From: "M. Lynne Murphy" 104LYN[AT SYMBOL GOES HERE]MUSE.ARTS.WITS.AC.ZA

Subject: Re: new phrase



One problem, abstruse as it may, with "email" sans hyphen or cap E, is that it

looks too much like the French word for enamel, as in those beautiful Limoges

plates in the Frick (for you New Yorkers) and elsewhere. Anyway, the pattern

would presumably call for a hyphen and/or cap E. After all it's D-Day, not

dday, g-man (perhaps a better fit, since that's a description like e-mail

rather than a name like D-Day), K rations (not krations),... I think it's

productive, too: I've seen b-day and B-day (for birthday).



but...i (and those in my great sphere of influence) use bday and cmas

(christmas)--the former is quite wide spread among those who mark the

joyous season of lynneukah (otherwise known as the 8 days of lynne's

bday). (only 110 shopping days left! shop now and avoid the rush.)

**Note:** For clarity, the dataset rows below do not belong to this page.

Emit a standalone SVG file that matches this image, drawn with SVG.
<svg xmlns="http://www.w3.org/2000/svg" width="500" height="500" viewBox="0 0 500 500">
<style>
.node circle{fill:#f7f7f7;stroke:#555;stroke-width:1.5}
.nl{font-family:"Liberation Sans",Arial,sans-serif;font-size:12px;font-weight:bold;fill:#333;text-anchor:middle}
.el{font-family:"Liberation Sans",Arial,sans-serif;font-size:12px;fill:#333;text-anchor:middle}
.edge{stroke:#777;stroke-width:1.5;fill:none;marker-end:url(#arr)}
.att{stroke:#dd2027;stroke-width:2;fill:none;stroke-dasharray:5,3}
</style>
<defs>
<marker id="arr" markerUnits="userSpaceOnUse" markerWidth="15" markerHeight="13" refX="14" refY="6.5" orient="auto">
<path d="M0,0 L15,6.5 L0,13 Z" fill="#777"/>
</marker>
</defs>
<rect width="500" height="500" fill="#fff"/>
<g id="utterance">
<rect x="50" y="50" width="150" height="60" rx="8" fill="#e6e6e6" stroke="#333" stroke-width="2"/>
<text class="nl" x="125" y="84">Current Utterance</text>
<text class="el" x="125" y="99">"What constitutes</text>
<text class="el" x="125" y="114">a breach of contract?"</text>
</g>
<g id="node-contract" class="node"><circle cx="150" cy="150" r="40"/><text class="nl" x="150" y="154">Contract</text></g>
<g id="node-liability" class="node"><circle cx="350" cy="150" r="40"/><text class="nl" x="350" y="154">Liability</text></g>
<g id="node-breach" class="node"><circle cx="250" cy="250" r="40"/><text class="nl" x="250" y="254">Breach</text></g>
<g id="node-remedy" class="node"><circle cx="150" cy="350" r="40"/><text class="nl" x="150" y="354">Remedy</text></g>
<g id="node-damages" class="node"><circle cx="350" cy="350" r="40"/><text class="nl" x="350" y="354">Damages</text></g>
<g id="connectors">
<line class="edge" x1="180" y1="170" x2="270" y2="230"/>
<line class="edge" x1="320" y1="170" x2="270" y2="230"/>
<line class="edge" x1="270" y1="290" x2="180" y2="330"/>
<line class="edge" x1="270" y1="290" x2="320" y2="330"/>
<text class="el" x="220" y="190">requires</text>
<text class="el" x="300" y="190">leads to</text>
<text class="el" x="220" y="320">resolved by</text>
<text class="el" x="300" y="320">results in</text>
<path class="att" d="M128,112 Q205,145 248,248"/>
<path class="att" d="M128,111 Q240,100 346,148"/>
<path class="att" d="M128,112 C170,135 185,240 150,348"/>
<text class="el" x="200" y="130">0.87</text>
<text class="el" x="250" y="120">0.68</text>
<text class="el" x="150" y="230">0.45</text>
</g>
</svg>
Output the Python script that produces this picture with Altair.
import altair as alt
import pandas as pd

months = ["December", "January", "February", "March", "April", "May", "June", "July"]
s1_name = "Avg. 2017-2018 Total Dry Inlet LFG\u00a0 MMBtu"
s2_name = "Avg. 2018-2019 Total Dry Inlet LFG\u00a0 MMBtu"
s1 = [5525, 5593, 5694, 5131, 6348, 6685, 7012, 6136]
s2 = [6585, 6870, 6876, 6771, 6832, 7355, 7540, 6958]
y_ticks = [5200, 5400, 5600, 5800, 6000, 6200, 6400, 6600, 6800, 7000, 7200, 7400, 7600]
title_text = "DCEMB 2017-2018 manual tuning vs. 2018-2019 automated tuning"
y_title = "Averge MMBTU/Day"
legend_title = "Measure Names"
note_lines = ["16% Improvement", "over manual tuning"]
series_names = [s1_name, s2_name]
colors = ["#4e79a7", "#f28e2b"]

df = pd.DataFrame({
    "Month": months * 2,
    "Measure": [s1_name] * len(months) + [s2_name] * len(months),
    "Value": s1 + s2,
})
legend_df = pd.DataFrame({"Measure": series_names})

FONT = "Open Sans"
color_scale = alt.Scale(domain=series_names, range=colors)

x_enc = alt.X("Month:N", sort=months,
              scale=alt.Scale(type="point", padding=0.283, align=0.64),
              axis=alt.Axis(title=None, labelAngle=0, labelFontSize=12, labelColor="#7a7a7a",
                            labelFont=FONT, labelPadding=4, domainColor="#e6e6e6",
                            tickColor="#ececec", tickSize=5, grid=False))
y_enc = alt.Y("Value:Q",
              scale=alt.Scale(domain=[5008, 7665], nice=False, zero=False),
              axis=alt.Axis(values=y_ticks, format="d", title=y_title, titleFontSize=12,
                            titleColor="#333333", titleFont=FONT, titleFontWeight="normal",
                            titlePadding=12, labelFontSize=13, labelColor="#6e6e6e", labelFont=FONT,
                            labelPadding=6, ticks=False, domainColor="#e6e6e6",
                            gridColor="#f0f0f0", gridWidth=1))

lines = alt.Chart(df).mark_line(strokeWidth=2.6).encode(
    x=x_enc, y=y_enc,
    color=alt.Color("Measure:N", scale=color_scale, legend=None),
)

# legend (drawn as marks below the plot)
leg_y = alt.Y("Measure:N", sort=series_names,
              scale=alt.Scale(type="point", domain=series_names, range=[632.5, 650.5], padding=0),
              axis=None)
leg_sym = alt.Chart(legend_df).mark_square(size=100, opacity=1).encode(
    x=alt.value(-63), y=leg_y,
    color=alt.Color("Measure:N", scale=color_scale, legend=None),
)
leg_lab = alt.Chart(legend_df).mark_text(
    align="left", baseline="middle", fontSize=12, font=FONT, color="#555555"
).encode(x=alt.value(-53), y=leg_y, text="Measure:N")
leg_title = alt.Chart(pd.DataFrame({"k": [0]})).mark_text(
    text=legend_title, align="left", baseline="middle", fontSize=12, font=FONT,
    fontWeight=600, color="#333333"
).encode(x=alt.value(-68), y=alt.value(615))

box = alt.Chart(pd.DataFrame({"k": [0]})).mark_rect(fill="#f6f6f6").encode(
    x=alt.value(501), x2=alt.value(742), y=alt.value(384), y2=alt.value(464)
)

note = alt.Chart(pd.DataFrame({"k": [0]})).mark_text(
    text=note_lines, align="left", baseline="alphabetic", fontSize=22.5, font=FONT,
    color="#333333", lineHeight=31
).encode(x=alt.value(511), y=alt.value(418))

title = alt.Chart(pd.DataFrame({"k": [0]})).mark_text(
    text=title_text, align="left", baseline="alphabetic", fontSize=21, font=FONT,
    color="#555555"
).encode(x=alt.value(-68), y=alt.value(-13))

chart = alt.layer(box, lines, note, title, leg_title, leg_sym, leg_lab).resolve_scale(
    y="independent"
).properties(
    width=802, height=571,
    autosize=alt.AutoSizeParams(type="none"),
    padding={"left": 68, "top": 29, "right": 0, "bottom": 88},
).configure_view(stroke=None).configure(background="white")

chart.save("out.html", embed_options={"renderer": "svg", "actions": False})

these are better than "krations" because, in english, you'd have to

syllabify the "b" before "day" and the "c" before "mas", but the

"kr-" works as an initial cluster. (the k rations e.g., is kind of

cheating, though because it's not hyphenated in the first place.)



similarly, email will work because you can pronounce it as spelt.

i'm trying to think of other things that might start with hyphen-

separated vowels in order to test this but cannot. aline (a-line)

skirt would not work, but the spelling indicates that the "a" should

be short, so that might explain that. we'd need other cases where

the spelling rules don't conflict with the dehyphenization.